- **Required task**:
In your copy, leave out the pictures; write out all the data exactly.

- **Data block**:
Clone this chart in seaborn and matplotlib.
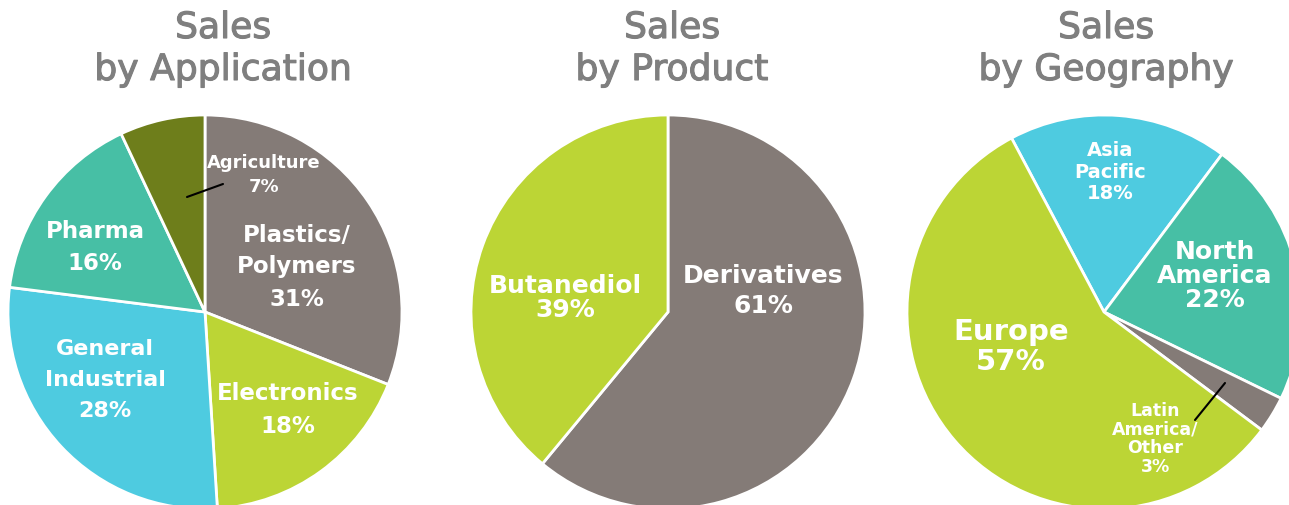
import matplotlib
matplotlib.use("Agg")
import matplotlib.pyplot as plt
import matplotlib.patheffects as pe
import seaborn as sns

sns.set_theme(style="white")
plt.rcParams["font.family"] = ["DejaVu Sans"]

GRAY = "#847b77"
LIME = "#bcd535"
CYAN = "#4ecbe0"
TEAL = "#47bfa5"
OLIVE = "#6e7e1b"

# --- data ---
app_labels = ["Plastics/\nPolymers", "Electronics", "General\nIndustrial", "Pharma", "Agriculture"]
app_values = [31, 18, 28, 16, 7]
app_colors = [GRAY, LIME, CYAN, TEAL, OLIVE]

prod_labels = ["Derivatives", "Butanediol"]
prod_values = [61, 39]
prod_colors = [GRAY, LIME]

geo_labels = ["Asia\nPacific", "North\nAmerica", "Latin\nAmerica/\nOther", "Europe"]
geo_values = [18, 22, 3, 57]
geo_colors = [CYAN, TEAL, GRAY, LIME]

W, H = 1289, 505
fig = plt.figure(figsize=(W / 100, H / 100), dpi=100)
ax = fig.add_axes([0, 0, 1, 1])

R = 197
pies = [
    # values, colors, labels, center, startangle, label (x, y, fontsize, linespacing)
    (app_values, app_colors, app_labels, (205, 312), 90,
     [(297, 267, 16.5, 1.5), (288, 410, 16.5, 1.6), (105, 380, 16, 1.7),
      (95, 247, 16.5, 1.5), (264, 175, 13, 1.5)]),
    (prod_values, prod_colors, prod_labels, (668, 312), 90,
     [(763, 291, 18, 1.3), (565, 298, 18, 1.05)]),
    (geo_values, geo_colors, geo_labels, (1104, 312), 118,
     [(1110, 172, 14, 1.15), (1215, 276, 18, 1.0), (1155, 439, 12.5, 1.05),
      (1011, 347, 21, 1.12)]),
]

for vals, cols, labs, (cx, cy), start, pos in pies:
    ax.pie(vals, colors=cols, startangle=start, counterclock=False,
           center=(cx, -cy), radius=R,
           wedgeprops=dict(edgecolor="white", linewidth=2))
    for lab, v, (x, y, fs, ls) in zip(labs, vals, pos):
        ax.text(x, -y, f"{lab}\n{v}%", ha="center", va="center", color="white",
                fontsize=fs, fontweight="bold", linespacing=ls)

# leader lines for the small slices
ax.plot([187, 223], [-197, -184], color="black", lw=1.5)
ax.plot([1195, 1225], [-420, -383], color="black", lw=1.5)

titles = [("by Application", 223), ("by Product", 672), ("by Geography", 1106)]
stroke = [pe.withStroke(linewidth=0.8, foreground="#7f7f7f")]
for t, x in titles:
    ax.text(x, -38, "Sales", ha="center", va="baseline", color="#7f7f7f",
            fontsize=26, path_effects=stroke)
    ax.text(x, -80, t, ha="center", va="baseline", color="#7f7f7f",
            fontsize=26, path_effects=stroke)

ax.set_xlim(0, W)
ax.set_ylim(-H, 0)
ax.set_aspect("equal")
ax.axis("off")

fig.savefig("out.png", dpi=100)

- **Written answer**:
Clone this chart in seaborn and matplotlib.
import matplotlib
matplotlib.use("Agg")
import matplotlib.pyplot as plt
import matplotlib.patheffects as pe
import seaborn as sns

sns.set_theme(style="white")
plt.rcParams["font.family"] = ["DejaVu Sans"]

GRAY = "#847b77"
LIME = "#bcd535"
CYAN = "#4ecbe0"
TEAL = "#47bfa5"
OLIVE = "#6e7e1b"

# --- data ---
app_labels = ["Plastics/\nPolymers", "Electronics", "General\nIndustrial", "Pharma", "Agriculture"]
app_values = [31, 18, 28, 16, 7]
app_colors = [GRAY, LIME, CYAN, TEAL, OLIVE]

prod_labels = ["Derivatives", "Butanediol"]
prod_values = [61, 39]
prod_colors = [GRAY, LIME]

geo_labels = ["Asia\nPacific", "North\nAmerica", "Latin\nAmerica/\nOther", "Europe"]
geo_values = [18, 22, 3, 57]
geo_colors = [CYAN, TEAL, GRAY, LIME]

W, H = 1289, 505
fig = plt.figure(figsize=(W / 100, H / 100), dpi=100)
ax = fig.add_axes([0, 0, 1, 1])

R = 197
pies = [
    # values, colors, labels, center, startangle, label (x, y, fontsize, linespacing)
    (app_values, app_colors, app_labels, (205, 312), 90,
     [(297, 267, 16.5, 1.5), (288, 410, 16.5, 1.6), (105, 380, 16, 1.7),
      (95, 247, 16.5, 1.5), (264, 175, 13, 1.5)]),
    (prod_values, prod_colors, prod_labels, (668, 312), 90,
     [(763, 291, 18, 1.3), (565, 298, 18, 1.05)]),
    (geo_values, geo_colors, geo_labels, (1104, 312), 118,
     [(1110, 172, 14, 1.15), (1215, 276, 18, 1.0), (1155, 439, 12.5, 1.05),
      (1011, 347, 21, 1.12)]),
]

for vals, cols, labs, (cx, cy), start, pos in pies:
    ax.pie(vals, colors=cols, startangle=start, counterclock=False,
           center=(cx, -cy), radius=R,
           wedgeprops=dict(edgecolor="white", linewidth=2))
    for lab, v, (x, y, fs, ls) in zip(labs, vals, pos):
        ax.text(x, -y, f"{lab}\n{v}%", ha="center", va="center", color="white",
                fontsize=fs, fontweight="bold", linespacing=ls)

# leader lines for the small slices
ax.plot([187, 223], [-197, -184], color="black", lw=1.5)
ax.plot([1195, 1225], [-420, -383], color="black", lw=1.5)

titles = [("by Application", 223), ("by Product", 672), ("by Geography", 1106)]
stroke = [pe.withStroke(linewidth=0.8, foreground="#7f7f7f")]
for t, x in titles:
    ax.text(x, -38, "Sales", ha="center", va="baseline", color="#7f7f7f",
            fontsize=26, path_effects=stroke)
    ax.text(x, -80, t, ha="center", va="baseline", color="#7f7f7f",
            fontsize=26, path_effects=stroke)

ax.set_xlim(0, W)
ax.set_ylim(-H, 0)
ax.set_aspect("equal")
ax.axis("off")

fig.savefig("out.png", dpi=100)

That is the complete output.